JIM HENSON’S TALE OF SAND
Adaptation d’un court-métrage avorté signé du créateur des Muppets. L’aventure avec un grand A. Surréaliste et endiablé.
Jim Henson n’aura pas seulement été le marionnettiste des fameux « 1 rue Sésame » et « Le Muppet Show ». Avec son co-équipier Jerry Juhl, il travailla à plusieurs scénarios de films dont le plus abouti, « Tale of Sand » (construit entre 1967 et 1974), a été retrouvé dans les cartons après sa mort. Salué pour son originalité par les producteurs de l’époque, personne n’avait pourtant été prêt à tourner un tel film. D’ailleurs en découvrant la bande dessinée complètement délirante qui a été tirée du tapuscrit, on ne s’étonnera pas de cette frilosité…
Car c’est à un véritable déferlement surréaliste que l’on assiste! Lors d’une fête, un jeune homme se voit confié une étrange mission par le shérif local: rejoindre à tout prix le pic de l’aigle. Pour ce faire, il lui offre une vieille carte et un sac à dos rempli de tout un tas de bricoles (panneau de stop, disque, clé…) et… dix minutes d’avance. Dix minutes sur qui, sur quoi? Lui non plus n’en sait rien mais c’est là que débute en tout cas une course-poursuite infernale. « Tale of Sand » c’est l’Aventure avec un grand A: un lion surgi d’une improbable limousine, un porteur de glaçon zélé, un saloon, des guerriers arabes, des joueurs de foot américain, des soldats armés jusqu’aux dents, un camion de nitroglycérine… bien qu’absurdes, les rencontres s’enchaînent parfaitement, la narration est maîtrisée. Au final, pas un instant de répit pour le pauvre gars qui risque sa vie à chaque case.

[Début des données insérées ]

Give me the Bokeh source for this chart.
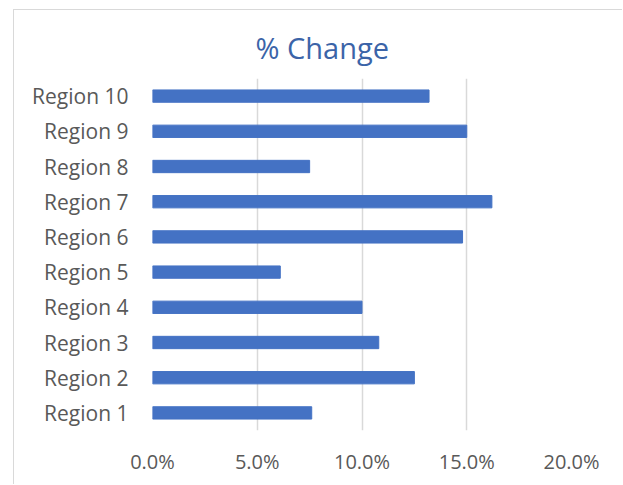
from bokeh.plotting import figure
from bokeh.models import FixedTicker, NumeralTickFormatter, Range1d, Title
from bokeh.embed import file_html
from bokeh.resources import INLINE

categories = ["Region 1", "Region 2", "Region 3", "Region 4", "Region 5",
              "Region 6", "Region 7", "Region 8", "Region 9", "Region 10"]
values = [0.076, 0.125, 0.108, 0.100, 0.061, 0.148, 0.162, 0.075, 0.150, 0.132]
x_ticks = [0.0, 0.05, 0.10, 0.15, 0.20]
title_text = "% Change"

FONT = "Open Sans"
GRAY = "#595959"

p = figure(width=609, height=475, y_range=categories, x_range=Range1d(0, 0.2),
           output_backend="svg", toolbar_location=None, title=None,
           min_border_left=138, min_border_right=52, min_border_top=68, min_border_bottom=55)
p.styles = {"margin-left": "13px", "margin-top": "9px",
            "border-left": "1px solid #D9D9D9", "border-top": "1px solid #D9D9D9"}

p.hbar(y=categories, right=values, left=0, height=0.35, color="#4472C4")

p.outline_line_color = None
p.ygrid.grid_line_color = None
p.xgrid.grid_line_color = "#D9D9D9"
p.xgrid.grid_line_width = 1.5
p.xaxis.ticker = FixedTicker(ticks=x_ticks)
p.xaxis.formatter = NumeralTickFormatter(format="0.0%")

for ax in (p.xaxis, p.yaxis):
    ax.axis_line_color = None
    ax.major_tick_line_color = None
    ax.minor_tick_line_color = None
    ax.major_tick_out = 0
    ax.major_label_text_font = FONT
    ax.major_label_text_font_size = "20px"
    ax.major_label_text_color = GRAY
p.yaxis.major_label_text_font_size = "21px"
p.yaxis.major_label_standoff = 24
p.xaxis.major_label_standoff = 17

p.add_layout(Title(text=title_text, align="left", offset=103, standoff=23,
                   text_font=FONT, text_font_size="29px", text_font_style="normal",
                   text_color="#3B64A8"), "above")

open("out.html", "w").write(file_html(p, INLINE))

En tant que lecteur, nous sommes comme lui, à bout de souffle, parce que retenant notre respiration de bout en bout. Heureusement pour notre santé, les dialogues étant quasiment absents de l’album, les 160 pages de « Tale of Sand » se lisent très vite… Choisi pour mettre en scène ce récit, le dessinateur Ramon K. Perez est tout à fait dans le ton: dessin expressif et très varié techniquement, cadrages dynamiques et osés, couleurs tendance psychédélique, c’est un véritable feu d’artifice!
Les Américains ne s’y sont pas trompés: quelques semaines après sa sortie, « Tale of Sand » a raflé trois Eisner Awards (meilleur roman graphique, meilleur dessin/couleur, meilleure conception/édition), deux Harvey Award (meilleur album original et meilleur one-shot) et un Joe Shuster Award (auteur de bande dessinée exceptionnel). Une jolie revanche pour Henson à titre posthume.